There is a simple charm to the Temple of Kung-Fu figures which I find irresistible. These guys are so cool, and so fun, they’d be a joy even if they weren’t also a perfect tribute to the major players in the golden age of Kung Fu movies. It’s a shame this line never took off beyond this first series, but the silver lining s this– Five Below has picked them up and is currently selling the blind boxed figures at a great price of only $3 each. That’s where I found mine, and I was quickly able to amass a small army of Bruce Lee’s, along with his friends and foes.

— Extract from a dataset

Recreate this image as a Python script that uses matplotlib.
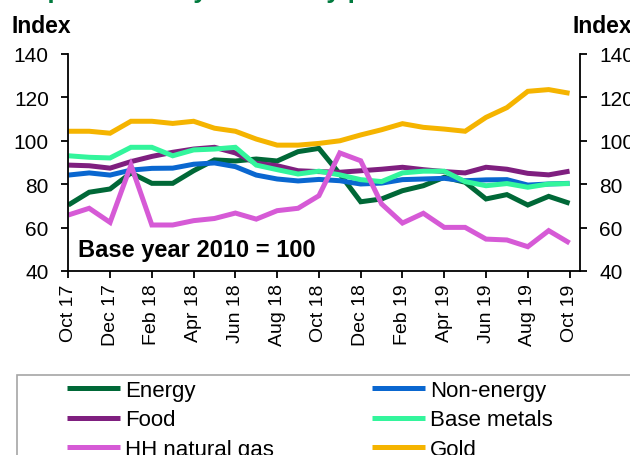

For any fans of Bruce Lee and classic Kung-Fu movies, these figures come with the highest possible recommendation. They’re incredibly cool, delightfully self-referential, and a blast to collect, especially at less than $5 a pop at Five Below. I’m glad I gave these a shot, and wish I had discovered them sooner… it’s a shame we won’t see the line expand with more icons of classic Kung-Fu cinema. But as it stands, nothing will stop me from appreciating the totally cool art toys we did get from this line, and in that respect Bruce Lee’s Temple of Kung-Fu lives on.